Directive:
Drop every picture and give the entries back exactly.

Records with drawing code
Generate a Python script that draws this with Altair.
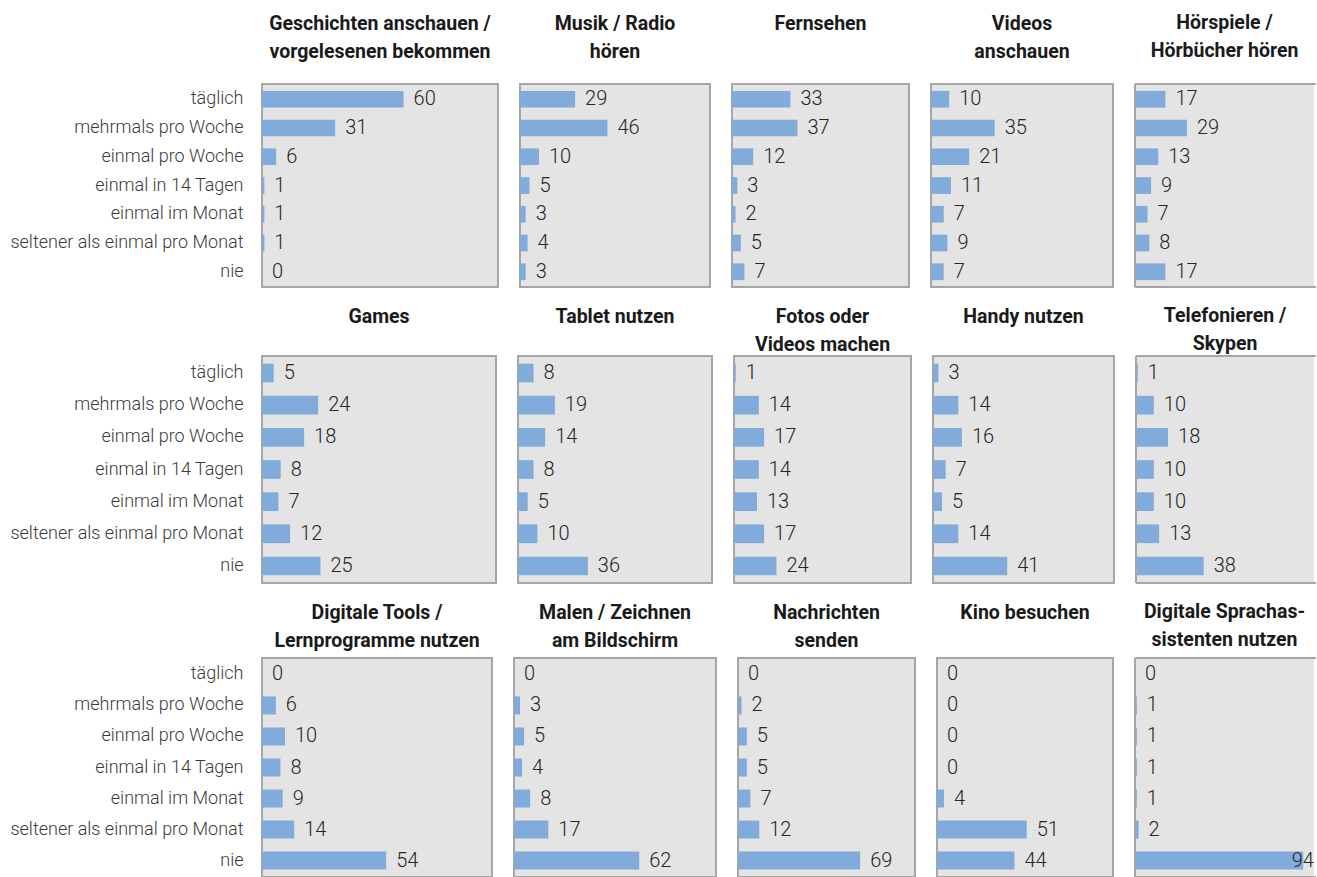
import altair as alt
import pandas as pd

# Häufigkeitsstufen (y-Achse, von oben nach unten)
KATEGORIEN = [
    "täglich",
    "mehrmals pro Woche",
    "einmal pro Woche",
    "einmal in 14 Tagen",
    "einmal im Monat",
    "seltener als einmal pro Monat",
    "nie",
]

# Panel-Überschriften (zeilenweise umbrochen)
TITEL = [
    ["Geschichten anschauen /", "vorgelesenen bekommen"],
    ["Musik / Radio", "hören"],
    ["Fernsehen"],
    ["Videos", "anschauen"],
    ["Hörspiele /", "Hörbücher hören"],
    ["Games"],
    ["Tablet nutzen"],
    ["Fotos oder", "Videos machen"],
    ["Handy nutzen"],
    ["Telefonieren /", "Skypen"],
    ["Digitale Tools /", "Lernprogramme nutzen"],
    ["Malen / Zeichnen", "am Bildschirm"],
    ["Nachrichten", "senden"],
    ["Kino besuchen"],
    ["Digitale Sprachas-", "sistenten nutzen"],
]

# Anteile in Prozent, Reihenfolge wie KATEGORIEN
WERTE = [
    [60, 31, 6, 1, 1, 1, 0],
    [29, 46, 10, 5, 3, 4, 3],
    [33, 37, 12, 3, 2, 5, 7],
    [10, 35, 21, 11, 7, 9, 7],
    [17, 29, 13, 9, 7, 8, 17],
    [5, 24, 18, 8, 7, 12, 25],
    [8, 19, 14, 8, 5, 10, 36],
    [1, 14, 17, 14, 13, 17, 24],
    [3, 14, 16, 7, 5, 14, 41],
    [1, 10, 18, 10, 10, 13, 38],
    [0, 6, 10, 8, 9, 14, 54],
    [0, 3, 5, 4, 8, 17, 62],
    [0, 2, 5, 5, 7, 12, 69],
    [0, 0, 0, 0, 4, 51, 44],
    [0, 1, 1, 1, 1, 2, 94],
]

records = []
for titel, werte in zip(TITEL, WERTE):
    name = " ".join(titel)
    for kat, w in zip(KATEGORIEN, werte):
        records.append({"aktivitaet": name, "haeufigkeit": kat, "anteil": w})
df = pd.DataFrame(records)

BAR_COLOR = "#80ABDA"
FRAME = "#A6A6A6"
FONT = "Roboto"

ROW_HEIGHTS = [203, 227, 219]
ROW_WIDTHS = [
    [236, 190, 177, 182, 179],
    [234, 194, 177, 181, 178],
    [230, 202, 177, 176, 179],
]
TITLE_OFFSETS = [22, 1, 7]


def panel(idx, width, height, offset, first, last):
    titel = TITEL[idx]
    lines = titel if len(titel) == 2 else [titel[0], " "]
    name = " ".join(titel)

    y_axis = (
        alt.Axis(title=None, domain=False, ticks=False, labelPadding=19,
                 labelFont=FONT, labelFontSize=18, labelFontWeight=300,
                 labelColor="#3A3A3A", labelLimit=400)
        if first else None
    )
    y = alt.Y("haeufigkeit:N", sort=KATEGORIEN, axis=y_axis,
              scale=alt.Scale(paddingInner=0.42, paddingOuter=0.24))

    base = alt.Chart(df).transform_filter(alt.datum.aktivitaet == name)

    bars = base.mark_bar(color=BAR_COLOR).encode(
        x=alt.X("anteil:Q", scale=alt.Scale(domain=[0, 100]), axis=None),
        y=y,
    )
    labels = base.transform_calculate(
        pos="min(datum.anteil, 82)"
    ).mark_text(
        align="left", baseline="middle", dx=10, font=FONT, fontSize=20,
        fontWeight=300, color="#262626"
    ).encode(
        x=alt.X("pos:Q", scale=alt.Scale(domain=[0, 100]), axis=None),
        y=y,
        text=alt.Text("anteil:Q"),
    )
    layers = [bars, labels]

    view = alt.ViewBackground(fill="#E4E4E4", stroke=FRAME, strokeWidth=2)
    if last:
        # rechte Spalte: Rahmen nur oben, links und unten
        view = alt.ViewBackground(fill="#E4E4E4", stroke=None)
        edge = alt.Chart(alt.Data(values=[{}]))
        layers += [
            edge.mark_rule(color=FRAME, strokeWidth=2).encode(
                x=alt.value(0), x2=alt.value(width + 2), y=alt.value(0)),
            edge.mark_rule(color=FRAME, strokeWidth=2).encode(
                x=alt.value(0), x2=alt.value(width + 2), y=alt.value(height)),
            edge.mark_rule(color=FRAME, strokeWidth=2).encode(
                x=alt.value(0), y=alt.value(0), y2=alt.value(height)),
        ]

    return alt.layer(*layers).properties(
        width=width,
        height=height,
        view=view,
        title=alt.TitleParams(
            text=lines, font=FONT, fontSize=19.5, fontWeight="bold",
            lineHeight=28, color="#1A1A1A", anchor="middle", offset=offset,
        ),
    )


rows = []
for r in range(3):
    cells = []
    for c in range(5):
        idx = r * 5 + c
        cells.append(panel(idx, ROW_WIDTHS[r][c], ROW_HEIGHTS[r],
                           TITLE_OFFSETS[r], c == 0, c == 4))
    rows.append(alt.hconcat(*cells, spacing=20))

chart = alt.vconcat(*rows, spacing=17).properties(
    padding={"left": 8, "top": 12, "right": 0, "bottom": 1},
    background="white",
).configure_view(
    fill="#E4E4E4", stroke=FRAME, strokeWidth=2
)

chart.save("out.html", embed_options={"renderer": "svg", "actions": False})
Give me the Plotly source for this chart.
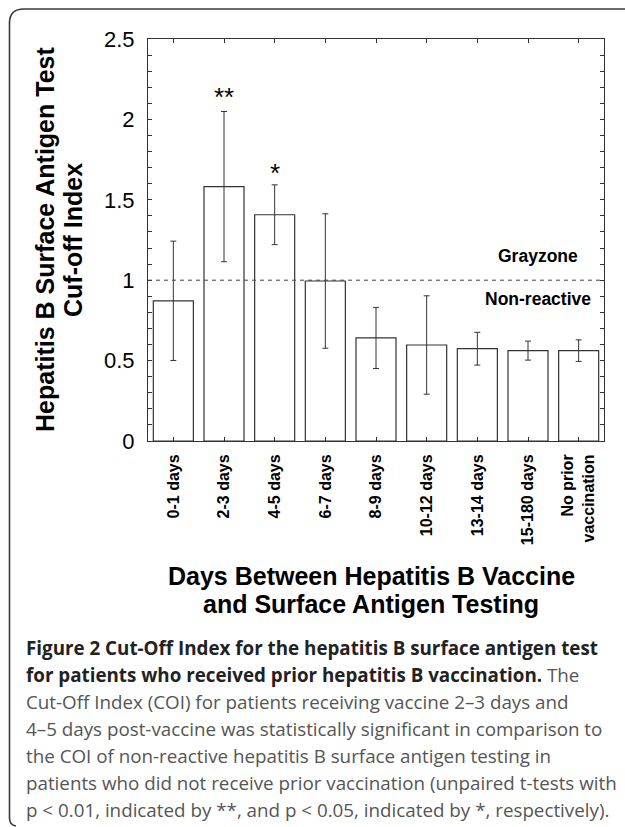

Solved problem:
Generate a Python script that draws this with Altair.
import altair as alt
import pandas as pd

# Häufigkeitsstufen (y-Achse, von oben nach unten)
KATEGORIEN = [
    "täglich",
    "mehrmals pro Woche",
    "einmal pro Woche",
    "einmal in 14 Tagen",
    "einmal im Monat",
    "seltener als einmal pro Monat",
    "nie",
]

# Panel-Überschriften (zeilenweise umbrochen)
TITEL = [
    ["Geschichten anschauen /", "vorgelesenen bekommen"],
    ["Musik / Radio", "hören"],
    ["Fernsehen"],
    ["Videos", "anschauen"],
    ["Hörspiele /", "Hörbücher hören"],
    ["Games"],
    ["Tablet nutzen"],
    ["Fotos oder", "Videos machen"],
    ["Handy nutzen"],
    ["Telefonieren /", "Skypen"],
    ["Digitale Tools /", "Lernprogramme nutzen"],
    ["Malen / Zeichnen", "am Bildschirm"],
    ["Nachrichten", "senden"],
    ["Kino besuchen"],
    ["Digitale Sprachas-", "sistenten nutzen"],
]

# Anteile in Prozent, Reihenfolge wie KATEGORIEN
WERTE = [
    [60, 31, 6, 1, 1, 1, 0],
    [29, 46, 10, 5, 3, 4, 3],
    [33, 37, 12, 3, 2, 5, 7],
    [10, 35, 21, 11, 7, 9, 7],
    [17, 29, 13, 9, 7, 8, 17],
    [5, 24, 18, 8, 7, 12, 25],
    [8, 19, 14, 8, 5, 10, 36],
    [1, 14, 17, 14, 13, 17, 24],
    [3, 14, 16, 7, 5, 14, 41],
    [1, 10, 18, 10, 10, 13, 38],
    [0, 6, 10, 8, 9, 14, 54],
    [0, 3, 5, 4, 8, 17, 62],
    [0, 2, 5, 5, 7, 12, 69],
    [0, 0, 0, 0, 4, 51, 44],
    [0, 1, 1, 1, 1, 2, 94],
]

records = []
for titel, werte in zip(TITEL, WERTE):
    name = " ".join(titel)
    for kat, w in zip(KATEGORIEN, werte):
        records.append({"aktivitaet": name, "haeufigkeit": kat, "anteil": w})
df = pd.DataFrame(records)

BAR_COLOR = "#80ABDA"
FRAME = "#A6A6A6"
FONT = "Roboto"

ROW_HEIGHTS = [203, 227, 219]
ROW_WIDTHS = [
    [236, 190, 177, 182, 179],
    [234, 194, 177, 181, 178],
    [230, 202, 177, 176, 179],
]
TITLE_OFFSETS = [22, 1, 7]


def panel(idx, width, height, offset, first, last):
    titel = TITEL[idx]
    lines = titel if len(titel) == 2 else [titel[0], " "]
    name = " ".join(titel)

    y_axis = (
        alt.Axis(title=None, domain=False, ticks=False, labelPadding=19,
                 labelFont=FONT, labelFontSize=18, labelFontWeight=300,
                 labelColor="#3A3A3A", labelLimit=400)
        if first else None
    )
    y = alt.Y("haeufigkeit:N", sort=KATEGORIEN, axis=y_axis,
              scale=alt.Scale(paddingInner=0.42, paddingOuter=0.24))

    base = alt.Chart(df).transform_filter(alt.datum.aktivitaet == name)

    bars = base.mark_bar(color=BAR_COLOR).encode(
        x=alt.X("anteil:Q", scale=alt.Scale(domain=[0, 100]), axis=None),
        y=y,
    )
    labels = base.transform_calculate(
        pos="min(datum.anteil, 82)"
    ).mark_text(
        align="left", baseline="middle", dx=10, font=FONT, fontSize=20,
        fontWeight=300, color="#262626"
    ).encode(
        x=alt.X("pos:Q", scale=alt.Scale(domain=[0, 100]), axis=None),
        y=y,
        text=alt.Text("anteil:Q"),
    )
    layers = [bars, labels]

    view = alt.ViewBackground(fill="#E4E4E4", stroke=FRAME, strokeWidth=2)
    if last:
        # rechte Spalte: Rahmen nur oben, links und unten
        view = alt.ViewBackground(fill="#E4E4E4", stroke=None)
        edge = alt.Chart(alt.Data(values=[{}]))
        layers += [
            edge.mark_rule(color=FRAME, strokeWidth=2).encode(
                x=alt.value(0), x2=alt.value(width + 2), y=alt.value(0)),
            edge.mark_rule(color=FRAME, strokeWidth=2).encode(
                x=alt.value(0), x2=alt.value(width + 2), y=alt.value(height)),
            edge.mark_rule(color=FRAME, strokeWidth=2).encode(
                x=alt.value(0), y=alt.value(0), y2=alt.value(height)),
        ]

    return alt.layer(*layers).properties(
        width=width,
        height=height,
        view=view,
        title=alt.TitleParams(
            text=lines, font=FONT, fontSize=19.5, fontWeight="bold",
            lineHeight=28, color="#1A1A1A", anchor="middle", offset=offset,
        ),
    )


rows = []
for r in range(3):
    cells = []
    for c in range(5):
        idx = r * 5 + c
        cells.append(panel(idx, ROW_WIDTHS[r][c], ROW_HEIGHTS[r],
                           TITLE_OFFSETS[r], c == 0, c == 4))
    rows.append(alt.hconcat(*cells, spacing=20))

chart = alt.vconcat(*rows, spacing=17).properties(
    padding={"left": 8, "top": 12, "right": 0, "bottom": 1},
    background="white",
).configure_view(
    fill="#E4E4E4", stroke=FRAME, strokeWidth=2
)

chart.save("out.html", embed_options={"renderer": "svg", "actions": False})
Give me the Plotly source for this chart.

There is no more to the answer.